To answer the last question first, Schrodinger's equation for an energy eigenstate is:

(\frac{-\hbar^2}{2m} \frac{\partial^2}{\partial x^2} + V(x)) \psi(x) = E \psi(x)

Obviously, if \psi(x) solves this equation, then so does \tilde{\psi}(x) \equiv C \psi(x) for any constant C. So we can choose \psi(x_0) to be anything at all, and solve the equation, then at the end, we can multiply by a constant C to make \int |\psi(x)|^2 dx = 1. So he's just saying it doesn't matter what choice we make for \psi(x_0).

As far as the details for his claim, I'm not sure what extra details you want. Mathematically, Schrodinger's equation implicitly gives a function \psi(x) = F(x,E,x_0, \psi_0,\psi'_0) that depends on 5 quantities: (1) x, of course, (2) the energy E, (3) x_0, your starting point, (4) \psi_0 \equiv \psi(x_0), the value at x=x_0, and (5) \psi'_0, the value of \psi' at x=x_0. Let's hold \psi_0 and x_0 fixed, so we get a function of three arguments: \psi(x) = F(x,E,\psi'_0). There are various ways to compute F, either numerically or in a power series.

Now, the first claim being made is that for almost all values of \psi'_0, lim_{x \rightarrow \infty} F(x,E,\psi'_0) = \infty. Only for one very specific value of \psi'_0 will it be the case that lim_{x \rightarrow \infty} F(x,E,\psi'_0) = 0. The author claims that that value is \psi'_0 = -\kappa \psi_0. So let's pick that value for \psi'_0

The second claim being made is that for almost all values of E, if \psi'_0 = -\kappa \psi_0, then lim_{x \rightarrow -\infty} F(x,E,\psi'_0) = \infty.
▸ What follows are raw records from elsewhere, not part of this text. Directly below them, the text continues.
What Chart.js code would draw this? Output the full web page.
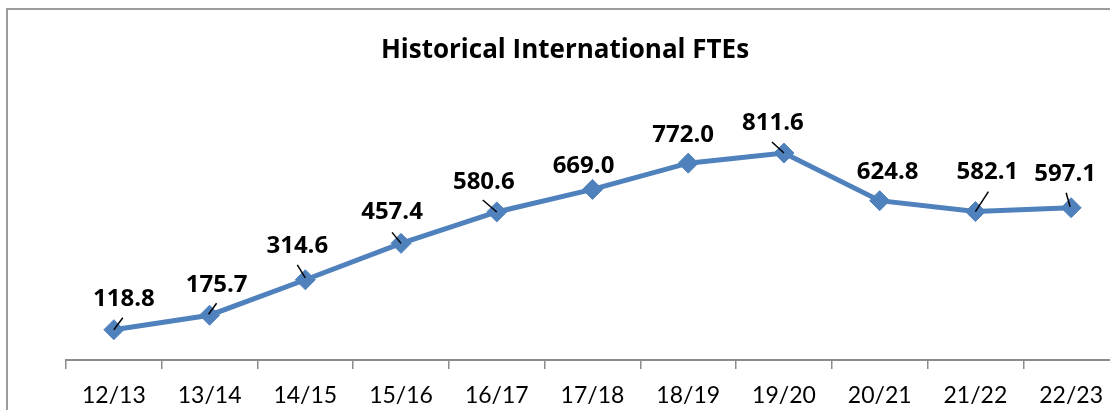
<!DOCTYPE html>
<html>
<head>
<meta charset="utf-8">
<script src="https://cdn.jsdelivr.net/npm/chart.js@4/dist/chart.umd.min.js"></script>
<style>
  html, body { margin: 0; padding: 0; background: #ffffff; overflow: hidden; width: 1110px; height: 410px; }
  #frame { position: absolute; left: 6px; top: 8px; width: 1200px; height: 500px; border: 2px solid #9c9c9c; box-sizing: border-box; }
  #c { position: absolute; left: 0; top: 0; }
</style>
</head>
<body>
<div id="frame"></div>
<canvas id="c" width="1130" height="410" style="width:1130px;height:410px"></canvas>
<script>
// ---- data ----
const chartTitle = "Historical International FTEs";
const categories = ["12/13", "13/14", "14/15", "15/16", "16/17", "17/18", "18/19", "19/20", "20/21", "21/22", "22/23"];
const fteValues = [118.8, 175.7, 314.6, 457.4, 580.6, 669.0, 772.0, 811.6, 624.8, 582.1, 597.1];
const yMin = 0;
const yMax = 1000;

// ---- label placement (style: offsets relative to each point) ----
const labelOffsets = [[10,-31],[7,-30],[-8,-34],[-9,-31],[-13,-30],[-9,-23],[-5,-28],[-11,-30],[8,-29],[12,-39],[-6,-34]];
const leaderLines = [[0,0,9,-12],[-1,-1,7,-12],[-8,-15,0,-2],[-9,-11,0,0],[-14,-12,0,0],null,null,[-12,-11,0,0],null,[13,-20,0,0],[-5,-15,-1,-1]];

const labelsPlugin = {
  id: 'labelsPlugin',
  afterDatasetsDraw(chart) {
    const ctx = chart.ctx;
    const meta = chart.getDatasetMeta(0);
    ctx.save();
    // title
    ctx.fillStyle = '#000';
    ctx.font = 'bold 26px "Open Sans"';
    ctx.textAlign = 'center';
    ctx.textBaseline = 'middle';
    ctx.fillText(chartTitle, 565, 51);
    // leader lines
    ctx.strokeStyle = '#000';
    ctx.lineWidth = 1.5;
    meta.data.forEach((pt, i) => {
      const l = leaderLines[i];
      if (!l) return;
      ctx.beginPath();
      ctx.moveTo(pt.x + l[0], pt.y + l[1]);
      ctx.lineTo(pt.x + l[2], pt.y + l[3]);
      ctx.stroke();
    });
    // value labels
    ctx.font = 'bold 24px "Open Sans"';
    meta.data.forEach((pt, i) => {
      const o = labelOffsets[i];
      ctx.fillText(fteValues[i].toFixed(1), pt.x + o[0], pt.y + o[1]);
    });
    ctx.restore();
  }
};

new Chart(document.getElementById('c'), {
  type: 'line',
  data: {
    labels: categories,
    datasets: [{
      data: fteValues,
      borderColor: '#4f81bd',
      borderWidth: 5,
      backgroundColor: '#4f81bd',
      pointStyle: 'rectRot',
      pointRadius: 10,
      pointBackgroundColor: '#4f81bd',
      pointBorderColor: '#4f81bd',
      pointBorderWidth: 1,
      tension: 0,
      fill: false
    }]
  },
  options: {
    responsive: false,
    devicePixelRatio: 1,
    animation: false,
    layout: { padding: { left: 66, right: 8, top: 105, bottom: 0 } },
    plugins: { legend: { display: false }, title: { display: false }, tooltip: { enabled: false } },
    scales: {
      x: {
        offset: true,
        grid: { offset: true, drawOnChartArea: false, drawTicks: true, tickLength: 9, color: '#8c8c8c', lineWidth: 1.5 },
        border: { display: true, color: '#8c8c8c', width: 2 },
        ticks: { color: '#000', font: { family: 'Lato', size: 23 }, padding: 13, maxRotation: 0, autoSkip: false },
        afterFit(s) { s.height = 50; }
      },
      y: { display: false, min: yMin, max: yMax }
    }
  },
  plugins: [labelsPlugin]
});
</script>
</body>
</html>
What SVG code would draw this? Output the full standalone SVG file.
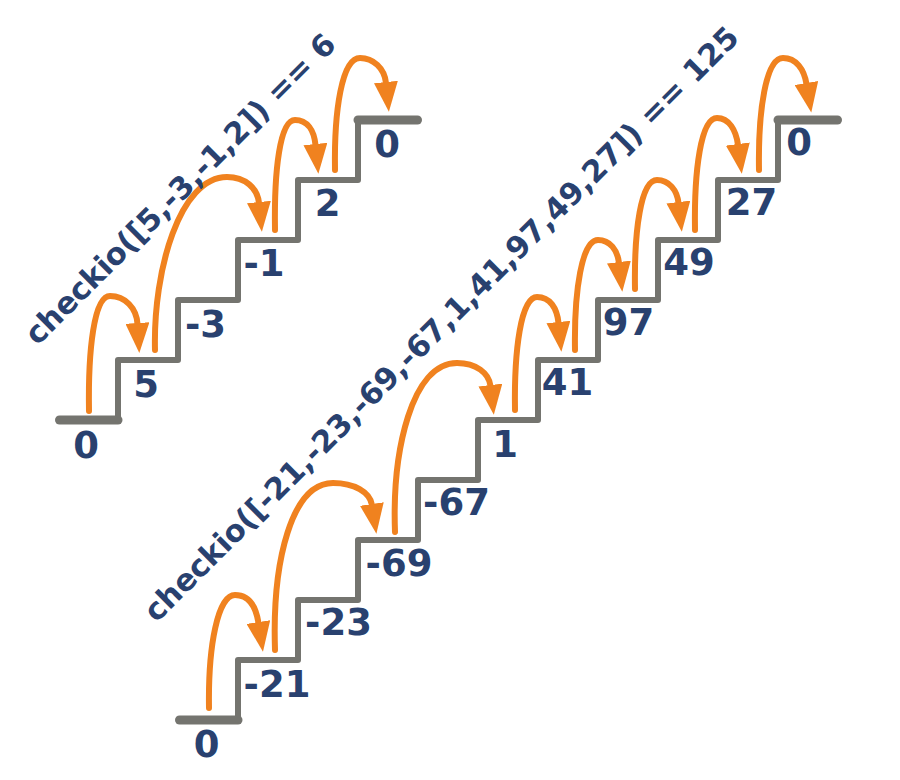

An energy eigenvalue is some value of E such that lim_{x \rightarrow -\infty} F(x,E,\psi'_0) = 0 when \psi'_0 = -\kappa \psi_0.

So if you are solving the Schrodinger equation numerically, then you could do it this way:

1. Fix x_0 and \psi_0
2. Make a guess for a starting value for E
3. Make a guess for a starting value for \psi'_0
   
4. Check if F(x,E,\psi'_0) blows up for x large and positive.
5. If so, adjust \psi'_0 and go back to 4.
6. If not, then check if F(x,E,\psi'_0) blows up for x large and negative.
7. If so, adjust E and go back to 3.
8. If not, then you've found an approximate eigenvalue.